DATA

_ _ _

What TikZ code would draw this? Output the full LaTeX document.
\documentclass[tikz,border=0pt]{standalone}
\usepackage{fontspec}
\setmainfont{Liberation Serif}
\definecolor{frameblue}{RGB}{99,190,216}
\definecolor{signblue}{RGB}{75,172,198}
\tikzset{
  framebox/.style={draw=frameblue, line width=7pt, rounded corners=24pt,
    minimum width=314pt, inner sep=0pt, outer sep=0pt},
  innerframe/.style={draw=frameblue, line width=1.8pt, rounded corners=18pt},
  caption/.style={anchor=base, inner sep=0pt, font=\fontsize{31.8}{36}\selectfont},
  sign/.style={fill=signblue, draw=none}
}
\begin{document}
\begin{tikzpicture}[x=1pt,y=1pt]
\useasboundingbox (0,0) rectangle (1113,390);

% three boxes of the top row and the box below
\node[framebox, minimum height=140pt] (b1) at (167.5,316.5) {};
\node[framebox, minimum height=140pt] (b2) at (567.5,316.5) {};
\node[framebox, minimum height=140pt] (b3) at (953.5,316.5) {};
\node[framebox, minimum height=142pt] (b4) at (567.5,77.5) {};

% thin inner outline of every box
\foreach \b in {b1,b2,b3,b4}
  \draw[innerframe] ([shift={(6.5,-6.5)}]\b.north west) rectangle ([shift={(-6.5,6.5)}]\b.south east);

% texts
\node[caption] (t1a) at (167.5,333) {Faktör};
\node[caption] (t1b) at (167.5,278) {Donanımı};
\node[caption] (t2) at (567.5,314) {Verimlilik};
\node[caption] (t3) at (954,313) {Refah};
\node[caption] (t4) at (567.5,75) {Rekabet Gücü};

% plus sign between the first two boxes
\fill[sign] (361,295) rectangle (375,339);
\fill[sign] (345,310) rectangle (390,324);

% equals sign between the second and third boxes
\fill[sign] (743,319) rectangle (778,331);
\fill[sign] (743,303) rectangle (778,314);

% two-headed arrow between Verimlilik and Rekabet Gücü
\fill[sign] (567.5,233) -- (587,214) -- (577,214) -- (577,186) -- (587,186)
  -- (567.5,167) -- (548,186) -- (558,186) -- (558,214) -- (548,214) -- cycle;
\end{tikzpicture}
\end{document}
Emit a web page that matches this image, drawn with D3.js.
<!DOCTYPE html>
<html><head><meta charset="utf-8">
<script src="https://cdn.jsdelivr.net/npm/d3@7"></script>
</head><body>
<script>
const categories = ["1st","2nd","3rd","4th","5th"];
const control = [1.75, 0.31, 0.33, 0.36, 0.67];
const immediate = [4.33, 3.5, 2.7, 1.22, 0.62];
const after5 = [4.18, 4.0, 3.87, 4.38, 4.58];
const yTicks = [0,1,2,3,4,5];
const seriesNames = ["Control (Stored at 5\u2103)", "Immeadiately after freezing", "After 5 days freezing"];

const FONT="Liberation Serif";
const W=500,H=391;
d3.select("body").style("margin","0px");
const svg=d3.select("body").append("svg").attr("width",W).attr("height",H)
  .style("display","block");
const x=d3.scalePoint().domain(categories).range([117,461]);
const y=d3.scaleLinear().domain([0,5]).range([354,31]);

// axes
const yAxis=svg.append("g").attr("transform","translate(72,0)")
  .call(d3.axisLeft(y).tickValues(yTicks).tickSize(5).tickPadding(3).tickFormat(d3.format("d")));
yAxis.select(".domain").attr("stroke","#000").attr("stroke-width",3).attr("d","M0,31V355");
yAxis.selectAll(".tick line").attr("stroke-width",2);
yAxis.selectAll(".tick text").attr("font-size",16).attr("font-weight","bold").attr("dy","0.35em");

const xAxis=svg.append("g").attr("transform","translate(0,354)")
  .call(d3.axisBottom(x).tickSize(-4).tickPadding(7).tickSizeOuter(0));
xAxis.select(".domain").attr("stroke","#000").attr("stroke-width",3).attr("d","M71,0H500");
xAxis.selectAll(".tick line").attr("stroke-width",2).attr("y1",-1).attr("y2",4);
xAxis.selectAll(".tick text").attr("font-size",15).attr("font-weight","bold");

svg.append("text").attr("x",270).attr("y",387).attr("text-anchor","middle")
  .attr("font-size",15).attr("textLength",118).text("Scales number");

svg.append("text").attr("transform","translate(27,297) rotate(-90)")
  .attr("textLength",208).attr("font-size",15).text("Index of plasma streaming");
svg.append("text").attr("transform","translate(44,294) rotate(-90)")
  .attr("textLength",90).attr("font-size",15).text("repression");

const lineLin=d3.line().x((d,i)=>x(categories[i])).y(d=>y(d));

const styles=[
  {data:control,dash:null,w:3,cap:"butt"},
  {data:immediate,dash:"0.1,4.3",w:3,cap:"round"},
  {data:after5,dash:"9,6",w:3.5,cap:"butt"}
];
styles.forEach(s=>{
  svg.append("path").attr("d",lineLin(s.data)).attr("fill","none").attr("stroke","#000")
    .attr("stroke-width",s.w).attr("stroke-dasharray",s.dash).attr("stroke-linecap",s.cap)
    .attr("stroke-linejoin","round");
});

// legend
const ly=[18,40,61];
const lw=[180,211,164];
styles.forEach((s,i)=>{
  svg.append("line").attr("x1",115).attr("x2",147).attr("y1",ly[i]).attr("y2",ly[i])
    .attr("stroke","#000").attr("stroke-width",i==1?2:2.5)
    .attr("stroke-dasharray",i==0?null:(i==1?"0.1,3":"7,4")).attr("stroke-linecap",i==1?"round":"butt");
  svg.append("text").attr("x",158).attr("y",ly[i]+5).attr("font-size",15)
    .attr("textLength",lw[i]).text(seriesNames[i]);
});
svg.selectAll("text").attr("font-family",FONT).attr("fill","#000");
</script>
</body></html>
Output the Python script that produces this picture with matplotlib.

_ _ _

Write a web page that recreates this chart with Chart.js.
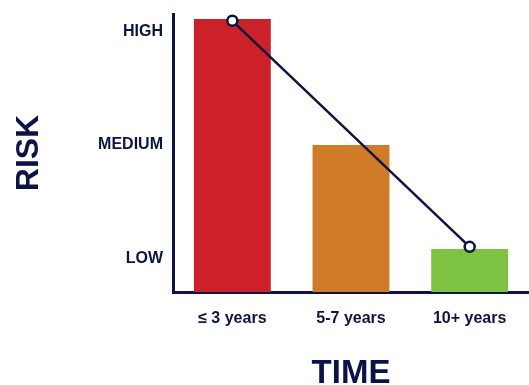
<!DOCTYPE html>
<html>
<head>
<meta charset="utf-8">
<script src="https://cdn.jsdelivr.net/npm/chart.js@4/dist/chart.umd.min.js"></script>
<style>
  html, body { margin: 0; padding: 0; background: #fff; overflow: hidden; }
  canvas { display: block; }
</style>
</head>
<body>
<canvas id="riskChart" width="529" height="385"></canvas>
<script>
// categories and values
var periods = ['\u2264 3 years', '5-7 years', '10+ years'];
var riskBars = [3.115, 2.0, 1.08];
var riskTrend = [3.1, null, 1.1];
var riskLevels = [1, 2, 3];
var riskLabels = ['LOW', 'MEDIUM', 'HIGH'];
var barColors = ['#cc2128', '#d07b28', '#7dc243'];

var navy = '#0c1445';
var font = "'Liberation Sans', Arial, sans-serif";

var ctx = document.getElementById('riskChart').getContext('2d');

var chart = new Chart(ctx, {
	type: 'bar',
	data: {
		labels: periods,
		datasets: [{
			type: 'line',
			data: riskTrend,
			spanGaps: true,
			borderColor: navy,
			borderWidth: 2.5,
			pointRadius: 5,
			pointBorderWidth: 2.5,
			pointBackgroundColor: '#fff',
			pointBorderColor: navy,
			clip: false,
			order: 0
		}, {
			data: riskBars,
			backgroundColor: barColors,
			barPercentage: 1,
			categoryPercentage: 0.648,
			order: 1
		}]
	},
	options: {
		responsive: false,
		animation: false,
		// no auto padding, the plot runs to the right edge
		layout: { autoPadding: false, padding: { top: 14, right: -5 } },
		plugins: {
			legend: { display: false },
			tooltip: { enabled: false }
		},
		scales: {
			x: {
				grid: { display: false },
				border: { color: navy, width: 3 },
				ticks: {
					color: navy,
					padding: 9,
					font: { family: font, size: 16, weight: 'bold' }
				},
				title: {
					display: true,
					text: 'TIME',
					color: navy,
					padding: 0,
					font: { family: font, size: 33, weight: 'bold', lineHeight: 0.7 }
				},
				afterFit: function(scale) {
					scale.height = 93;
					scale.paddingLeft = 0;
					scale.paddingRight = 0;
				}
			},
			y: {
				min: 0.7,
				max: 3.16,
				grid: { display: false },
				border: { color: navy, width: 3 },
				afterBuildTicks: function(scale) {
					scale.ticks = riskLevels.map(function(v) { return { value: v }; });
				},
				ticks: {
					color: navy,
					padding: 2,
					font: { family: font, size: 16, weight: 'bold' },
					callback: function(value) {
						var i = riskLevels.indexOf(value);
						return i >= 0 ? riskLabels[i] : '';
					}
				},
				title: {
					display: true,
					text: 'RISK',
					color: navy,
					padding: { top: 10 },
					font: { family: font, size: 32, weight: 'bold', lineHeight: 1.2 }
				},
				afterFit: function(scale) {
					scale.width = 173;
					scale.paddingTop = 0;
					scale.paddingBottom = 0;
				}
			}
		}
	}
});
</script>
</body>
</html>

_ _ _

TASK TO COMPLETE
Copy out, exactly, every line from the one that contains "Write a web" through the one that contains "var ctx = document.getElementById('riskChart').getContext('2d');". Pictures stay out of the copy.

CORRECT OUTPUT
Write a web page that recreates this chart with Chart.js.
<!DOCTYPE html>
<html>
<head>
<meta charset="utf-8">
<script src="https://cdn.jsdelivr.net/npm/chart.js@4/dist/chart.umd.min.js"></script>
<style>
  html, body { margin: 0; padding: 0; background: #fff; overflow: hidden; }
  canvas { display: block; }
</style>
</head>
<body>
<canvas id="riskChart" width="529" height="385"></canvas>
<script>
// categories and values
var periods = ['\u2264 3 years', '5-7 years', '10+ years'];
var riskBars = [3.115, 2.0, 1.08];
var riskTrend = [3.1, null, 1.1];
var riskLevels = [1, 2, 3];
var riskLabels = ['LOW', 'MEDIUM', 'HIGH'];
var barColors = ['#cc2128', '#d07b28', '#7dc243'];

var navy = '#0c1445';
var font = "'Liberation Sans', Arial, sans-serif";

var ctx = document.getElementById('riskChart').getContext('2d');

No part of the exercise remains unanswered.